EXERCISE OBJECTIVE >>
Pictures are not part of the copy. Retype the lines from the first one through the line that contains "14.3, 17.7, 18.8]".

SOURCE EXCERPT >>
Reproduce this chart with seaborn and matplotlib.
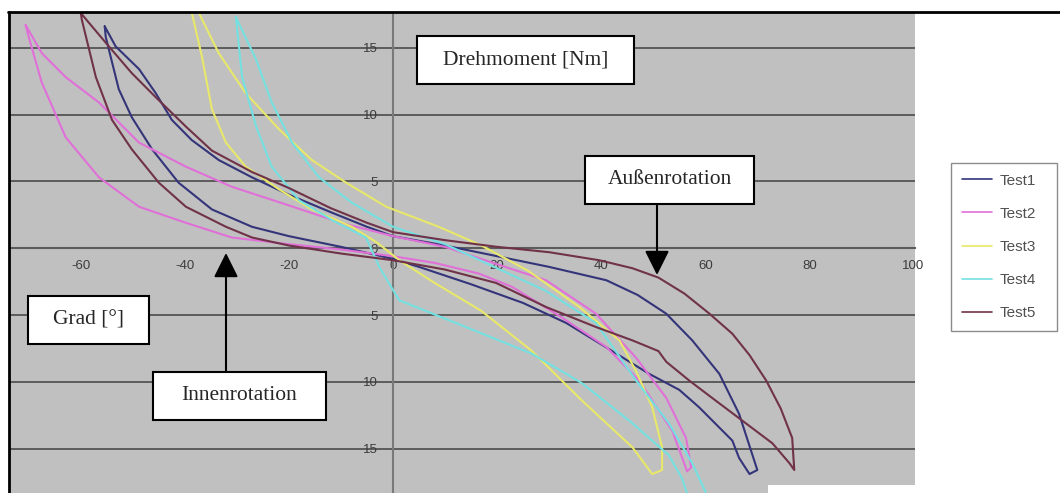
import pandas as pd
import matplotlib
matplotlib.use("Agg")
import matplotlib.pyplot as plt
from matplotlib.patches import Rectangle, FancyArrowPatch
from matplotlib.lines import Line2D
import seaborn as sns

W, H = 1060, 493

# series: one closed hysteresis loop per test (Grad vs. Drehmoment)
tests = ["Test1", "Test2", "Test3", "Test4", "Test5"]
colors = ["#34347a", "#e070d8", "#e8e86a", "#74e0e0", "#703248"]

test1_x = [-55.4, -53.3, -48.8, -45.6, -42.5, -38.7, -33.5, -27.1, -20, -12, -5, 0, 10, 20, 30, 41, 47,
           52.5, 57.5, 62.7, 66.5, 69, 70, 68.5, 66.5, 65.2, 58.8, 55, 49.2, 39.6, 33.3, 25, 15, 5, 0,
           -10, -20, -27.1, -34.8, -41.2, -46.3, -50.2, -52.7, -55.2, -55.4]
test1_y = [16.6, 15.1, 13.4, 11.6, 9.6, 8.1, 6.6, 5.3, 4.0, 2.7, 1.6, 0.9, 0.2, -0.6, -1.4, -2.4, -3.5,
           -4.9, -6.9, -9.4, -12.4, -15.4, -16.6, -16.9, -15.7, -14.4, -11.9, -10.6, -9.4, -7.1, -5.6, -4.1, -2.7, -1.4, -0.8,
           0.1, 0.9, 1.6, 2.9, 4.9, 7.4, 9.8, 11.9, 15.8, 16.6]

test2_x = [-70.6, -67.5, -62.9, -56.5, -48.8, -39.8, -31, -20, -10, 0, 10, 20, 29.4, 39, 46.7, 52.5,
           56.3, 57.3, 56.5, 53.7, 47.3, 41, 32.5, 22.9, 16.5, 8, 0, -10, -20, -31, -39.8, -48.8,
           -56.5, -62.9, -67.5, -70, -70.6]
test2_y = [16.7, 14.6, 12.8, 10.9, 7.9, 6.1, 4.6, 3.2, 1.9, 0.9, 0.1, -1.2, -2.4, -4.9, -8.2, -11.2,
           -14.2, -16.4, -16.7, -13.7, -9.9, -7.4, -5.2, -2.9, -1.9, -1.1, -0.6, -0.1, 0.3, 0.8, 1.9, 3.1,
           5.3, 8.3, 12.4, 15.8, 16.7]

test3_x = [-38.3, -37.3, -33.5, -28.3, -21.9, -15.6, -9, -1.3, 8.8, 17, 26, 35.8, 43.5, 46.7, 49.8,
           51.7, 51.7, 49.8, 46, 36.3, 26.7, 17, 8, 1.2, -3, -7.9, -15.6, -21.9, -28.3, -32.1, -34.8,
           -36.7, -38.7, -38.3]
test3_y = [18.8, 17.6, 14.6, 11.6, 8.9, 6.6, 4.9, 3.1, 1.6, 0.2, -1.7, -4.4, -6.9, -9.2, -11.9,
           -14.9, -16.6, -16.9, -14.9, -11.4, -7.7, -4.7, -2.6, -0.9, 0.4, 1.6, 2.9, 4.4, 6.1, 7.9, 10.4,
           14.3, 17.7, 18.8]

test4_x = [-30.2, -26.3, -23.3, -19.4, -14.2, -7.9, 0, 10, 20, 29.4, 39, 46.7, 53, 57.5, 60, 61,
           57.5, 55.5, 53, 46, 36.3, 26.7, 14, 1.2, -2.5, -5.2, -11.7, -18.1, -23.3, -26.3, -29, -30.2]
test4_y = [17.3, 14.1, 10.9, 7.9, 5.3, 3.4, 1.6, 0.3, -1.5, -3.2, -5.6, -9.9, -13.1, -16.1, -18.2, -19.5,
           -19.5, -17.2, -15.5, -13.1, -10.1, -7.9, -5.9, -3.9, -1.5, 0.8, 2.1, 3.6, 6.1, 9.1, 12.8, 17.3]

test5_x = [-60, -58.5, -54.6, -50.2, -45.6, -39.8, -34.8, -27.1, -20, -12, -5, 0, 10, 20, 30, 39.6, 46,
           51, 56, 60.8, 65.2, 68.5, 71.7, 74.5, 76.7, 77.1, 76.2, 72.9, 67.1, 61.3, 56.9, 52.5, 51, 46,
           39, 29.4, 19.8, 10, 0, -10, -20, -27.1, -32.1, -39.8, -45, -50.2, -54, -57.1, -59.8, -60]
test5_y = [17.6, 16.9, 15.1, 13.1, 11.3, 9.1, 7.3, 5.7, 4.5, 3.0, 1.9, 1.2, 0.6, 0.1, -0.3, -0.9, -1.5,
           -2.2, -3.4, -4.9, -6.4, -8.0, -9.9, -12.0, -14.2, -16.6, -16.1, -14.6, -12.9, -11.2, -9.9, -8.5, -7.7, -6.9,
           -5.9, -4.4, -2.6, -1.6, -0.9, -0.4, 0.2, 0.8, 1.6, 3.1, 4.9, 7.4, 9.6, 12.8, 17.1, 17.6]

x_ticks = [-60, -40, -20, 0, 20, 40, 60, 80, 100]
x_labels = ["-60", "-40", "-20", "0", "20", "40", "60", "80", "100"]
y_ticks = [-15, -10, -5, 0, 5, 10, 15]
y_labels = ["15", "10", "5", "0", "5", "10", "15"]

xs_all = [test1_x, test2_x, test3_x, test4_x, test5_x]
ys_all = [test1_y, test2_y, test3_y, test4_y, test5_y]
frames = []
for name, xs, ys in zip(tests, xs_all, ys_all):
    frames.append(pd.DataFrame({"grad": xs, "moment": ys, "test": name}))
df = pd.concat(frames, ignore_index=True)

sns.set_style("white")
plt.rcParams["font.family"] = ["Liberation Sans", "DejaVu Sans"]

fig = plt.figure(figsize=(W / 100, H / 100), dpi=100)


def fx(px):
    return px / W


def fy(py):
    return 1 - py / H


ax = fig.add_axes([fx(10), 0, fx(915) - fx(10), fy(13)])
ax.set_facecolor("#c0c0c0")
sns.lineplot(data=df, x="grad", y="moment", hue="test", palette=colors,
             sort=False, estimator=None, lw=1.5, ax=ax)

ax.set_xlim(-73.6, 100.3)
ax.set_ylim(-18.32, 17.6)
ax.set_xlabel("")
ax.set_ylabel("")

for s in ["top", "right"]:
    ax.spines[s].set_visible(False)
ax.spines["left"].set_position(("data", 0))
ax.spines["bottom"].set_position(("data", 0))
ax.spines["left"].set_color("#7a7a7a")
ax.spines["bottom"].set_color("#5c5c5c")
ax.spines["left"].set_linewidth(1.5)
ax.spines["bottom"].set_linewidth(1.5)
ax.spines["left"].set_zorder(1.5)
ax.spines["bottom"].set_zorder(1.5)

ax.set_xticks(x_ticks)
ax.set_xticklabels(x_labels)
ax.set_yticks(y_ticks)
ax.set_yticklabels(y_labels)
ax.tick_params(axis="x", direction="inout", length=5, width=1, color="#555555",
               pad=6, labelsize=9.5, labelcolor="#3c3c3c")
ax.tick_params(axis="y", direction="inout", length=4, width=1, color="#555555",
               pad=9, labelsize=9.5, labelcolor="#3c3c3c")
ax.yaxis.grid(True, color="#5c5c5c", lw=1.4)
ax.xaxis.grid(False)
ax.set_axisbelow(True)

handles, labels = ax.get_legend_handles_labels()
for h in handles:
    h.set_linewidth(1.2)
ax.legend(handles, labels, loc="upper left", mode="expand",
          bbox_to_anchor=(fx(951), fy(330), fx(1057) - fx(951), 167 / H),
          bbox_transform=fig.transFigure, borderaxespad=0,
          fontsize=11, labelspacing=1.25, handlelength=2.0, handletextpad=0.5,
          borderpad=0.7, fancybox=False, framealpha=1, edgecolor="#8c8c8c",
          labelcolor="#505050")


def add_box(x0, y0, x1, y1, text):
    fig.add_artist(Rectangle((fx(x0), fy(y1)), fx(x1) - fx(x0), fy(y0) - fy(y1),
                             transform=fig.transFigure, facecolor="white",
                             edgecolor="black", lw=1.5, zorder=5))
    fig.text(fx((x0 + x1) / 2), fy((y0 + y1) / 2), text, ha="center", va="center",
             fontsize=15.5, family="Liberation Serif", zorder=6)


def add_arrow(x, y0, y1):
    fig.add_artist(FancyArrowPatch((fx(x), fy(y0)), (fx(x), fy(y1)),
                                   transform=fig.transFigure,
                                   arrowstyle="-|>,head_length=1.5,head_width=0.75",
                                   mutation_scale=10, color="black", lw=1.5,
                                   shrinkA=0, shrinkB=0, zorder=5))


add_box(417, 36, 634, 84, "Drehmoment [Nm]")
add_box(585, 156, 754, 204, "Außenrotation")
add_box(28, 296, 149, 344, "Grad [°]")
add_box(153, 372, 326, 420, "Innenrotation")
add_arrow(657, 204, 275)
add_arrow(226, 372, 253)

# partly cut-off box at the bottom edge
fig.add_artist(Rectangle((fx(768), 0), fx(915) - fx(768), 8 / H,
                         transform=fig.transFigure, facecolor="white", lw=0, zorder=5))

# black frame (top / left)
fig.add_artist(Line2D([fx(8.5), fx(8.5)], [0, fy(11.5)], transform=fig.transFigure,
                      color="black", lw=2, zorder=7))
fig.add_artist(Line2D([fx(7.5), 1], [fy(11.5), fy(11.5)], transform=fig.transFigure,
                      color="black", lw=2, zorder=7))

fig.savefig("out.png", dpi=100)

RESULT OF THIS EXERCISE >>
Reproduce this chart with seaborn and matplotlib.
import pandas as pd
import matplotlib
matplotlib.use("Agg")
import matplotlib.pyplot as plt
from matplotlib.patches import Rectangle, FancyArrowPatch
from matplotlib.lines import Line2D
import seaborn as sns

W, H = 1060, 493

# series: one closed hysteresis loop per test (Grad vs. Drehmoment)
tests = ["Test1", "Test2", "Test3", "Test4", "Test5"]
colors = ["#34347a", "#e070d8", "#e8e86a", "#74e0e0", "#703248"]

test1_x = [-55.4, -53.3, -48.8, -45.6, -42.5, -38.7, -33.5, -27.1, -20, -12, -5, 0, 10, 20, 30, 41, 47,
           52.5, 57.5, 62.7, 66.5, 69, 70, 68.5, 66.5, 65.2, 58.8, 55, 49.2, 39.6, 33.3, 25, 15, 5, 0,
           -10, -20, -27.1, -34.8, -41.2, -46.3, -50.2, -52.7, -55.2, -55.4]
test1_y = [16.6, 15.1, 13.4, 11.6, 9.6, 8.1, 6.6, 5.3, 4.0, 2.7, 1.6, 0.9, 0.2, -0.6, -1.4, -2.4, -3.5,
           -4.9, -6.9, -9.4, -12.4, -15.4, -16.6, -16.9, -15.7, -14.4, -11.9, -10.6, -9.4, -7.1, -5.6, -4.1, -2.7, -1.4, -0.8,
           0.1, 0.9, 1.6, 2.9, 4.9, 7.4, 9.8, 11.9, 15.8, 16.6]

test2_x = [-70.6, -67.5, -62.9, -56.5, -48.8, -39.8, -31, -20, -10, 0, 10, 20, 29.4, 39, 46.7, 52.5,
           56.3, 57.3, 56.5, 53.7, 47.3, 41, 32.5, 22.9, 16.5, 8, 0, -10, -20, -31, -39.8, -48.8,
           -56.5, -62.9, -67.5, -70, -70.6]
test2_y = [16.7, 14.6, 12.8, 10.9, 7.9, 6.1, 4.6, 3.2, 1.9, 0.9, 0.1, -1.2, -2.4, -4.9, -8.2, -11.2,
           -14.2, -16.4, -16.7, -13.7, -9.9, -7.4, -5.2, -2.9, -1.9, -1.1, -0.6, -0.1, 0.3, 0.8, 1.9, 3.1,
           5.3, 8.3, 12.4, 15.8, 16.7]

test3_x = [-38.3, -37.3, -33.5, -28.3, -21.9, -15.6, -9, -1.3, 8.8, 17, 26, 35.8, 43.5, 46.7, 49.8,
           51.7, 51.7, 49.8, 46, 36.3, 26.7, 17, 8, 1.2, -3, -7.9, -15.6, -21.9, -28.3, -32.1, -34.8,
           -36.7, -38.7, -38.3]
test3_y = [18.8, 17.6, 14.6, 11.6, 8.9, 6.6, 4.9, 3.1, 1.6, 0.2, -1.7, -4.4, -6.9, -9.2, -11.9,
           -14.9, -16.6, -16.9, -14.9, -11.4, -7.7, -4.7, -2.6, -0.9, 0.4, 1.6, 2.9, 4.4, 6.1, 7.9, 10.4,
           14.3, 17.7, 18.8]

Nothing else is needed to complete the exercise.